December 29, 2020

Comentários sobre a virtude da generosidade

Gostaria de ter um tempo pra pensar na generosidade como uma virtude não apenas ética, mas epistêmica. Infelizmente estou pensando isso pois estou lidando com um frila agora que é o avesso disso.

Tem algo importante, acho, em confiar na aparência, mas também confiar que as pessoas talvez não estejam sendo estúpidas ou malvadas. Claro, isso não serve para todas as situações, mas a virtude do generoso (em sua forma mais radical) talvez esteja em ser uma espécie de idiota.

É impressionante o quanto a leitura do outro enquanto envolvido na má-fé parece predominar. Claro, se a coisa é operada nesses termos é que é um procedimento bem eficiente. O problema é que o mundo fica terrível quando só olhado nesses termos. Fica miserável demais.

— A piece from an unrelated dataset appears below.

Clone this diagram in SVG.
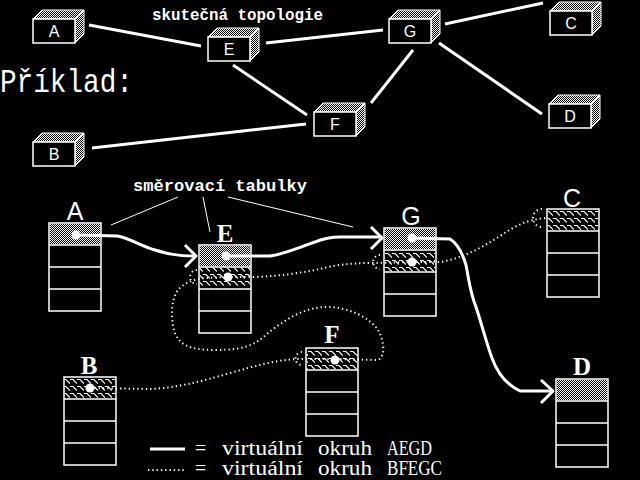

E de novo, acho que tem um certo gesto meio idiota de insistir na generosidade. Em crer que o outro pode não estar te passando a perna, em crer que não há tentativa de engodo, em crer que o outro também está — à sua maneira — tentando construir um comum contigo.

Eu acho realmente que é algo bem difícil. Mas ao mesmo tempo não é algo que precise que você >de facto< acredite no outro, apenas >de jure<. Ou seja, trata-se muito mais de um gesto superficial, da etiqueta, do que propriamente uma crença na boa fé do outro. É um tipo de truque.

(Não defendo com isso que se abandone qualquer tipo de análise crítica, de olhar que tente enxergar a má fé ou qualquer coisa do tipo. Deus sabe que o mundo é horrível, cheio de gente horrível etc. Acho que falo evidentemente de almejar um certo equilíbrio que é difícil).

Mas acho que tem certos gestos superficiais, certos procedimentos, que podem ajudar. Algumas coisas são bem simples: não tomar o outro como se ele estivesse na sua cabeça, como se tivesse em mira suas expectativas (que só podem existir na sua cabeça).

Talvez tentar entender que divergências de vocabulário não são nenhum crime e que omissões no discurso tendem a ser mais frutos de uma incapacidade de abarcar tudo do que de qualquer crime contra o estado. Claro, isso não vale para tudo, mas vale para certas relações.

Eu acho que ser generoso talvez seja (e talvez eu seja socrático) entender que o outro nunca tenta agir a partir do mal, que o mal é em boa medida mais fruto de certas ignorâncias (claro, algumas desejadas, pois são cômodas!) do que de as pessoas serem terríveis.

E não é que não existam pessoas terríveis, também acho que existem. Mas acho que também a gente precisa ser generoso e entender que a gente também é no olhar do outro essa pessoa que pode aparecer como horrível. E é difícil aceitar isso, se aceitar partilhando do mal.

E acho que aceitar que o outro também participa do mal, também está envolvido nele sem por isso ser definido por ele talvez pode nos inspirar (momento desnecessariamente otimista?) a entender que ganhamos mais tentando entender o outro para além de sua participação nisso.

Acho que é esse gesto de generosidade que eu gosto, que eu admiro em outras pessoas. Uma tentativa de desvencilhar o outro do que os contamina e que só parece ser possível quando se percebe que você também não escapa da contaminação. Mas o bonito é como se dá a descontaminação.

Sabendo-se que está envolvido no mal, que você também cai nele, que você também é escroto, tem seus momentos horríveis vergonhosos, todos sabemos que temos desses), não é a partir de uma auto-higiene que se sai disso, pois justamente não temos dimensão do mal que nos envolve.

É ao aceitar que você não tem como se limpar que talvez uma espécie de compaixão pode aparecer. Que talvez você pode se dar o luxo (e de fato é um luxo, e por isso é difícil, por isso não dá também pra cobrar que as pessoas sejam generosas) de olhar o outro de modo benevolente.

Eu acho que é bonito pois esse olhar pro outro >para além da má fé< (e claro, apenas quando é possível! óbvio que tem situações que isso não deve ser feito) é algo que efetivamente trata o outro em sua melhor versão possível, de modo que ela de fato passe a existir.

Por isso não é muito questão de achar que o outro é bom ou mal, mas de tratá-lo (quando possível) de tal forma que ele seja compreendido da maneira mais generosa, >como se< ele estivesse articulando numa direção comum mesmo que não pareça.

O que acho é que quando se faz isso o outro acaba de certa forma se tornando (pelas práticas, pelas maneiras como se produz uma abertura, um espaço comum) em parte isso. Não quer dizer que a pessoa vá ser virtuosa de agora em diante, mas que ao menos nessa situação funcionou.

Enfim. Acho que a coisa espiralou de uma forma meio louca. Acho que é um pouco o cansaço (e cansaço com esse frila de agora). Ficam aí essas reflexões exageradamente otimistas e totalmente esburacadas.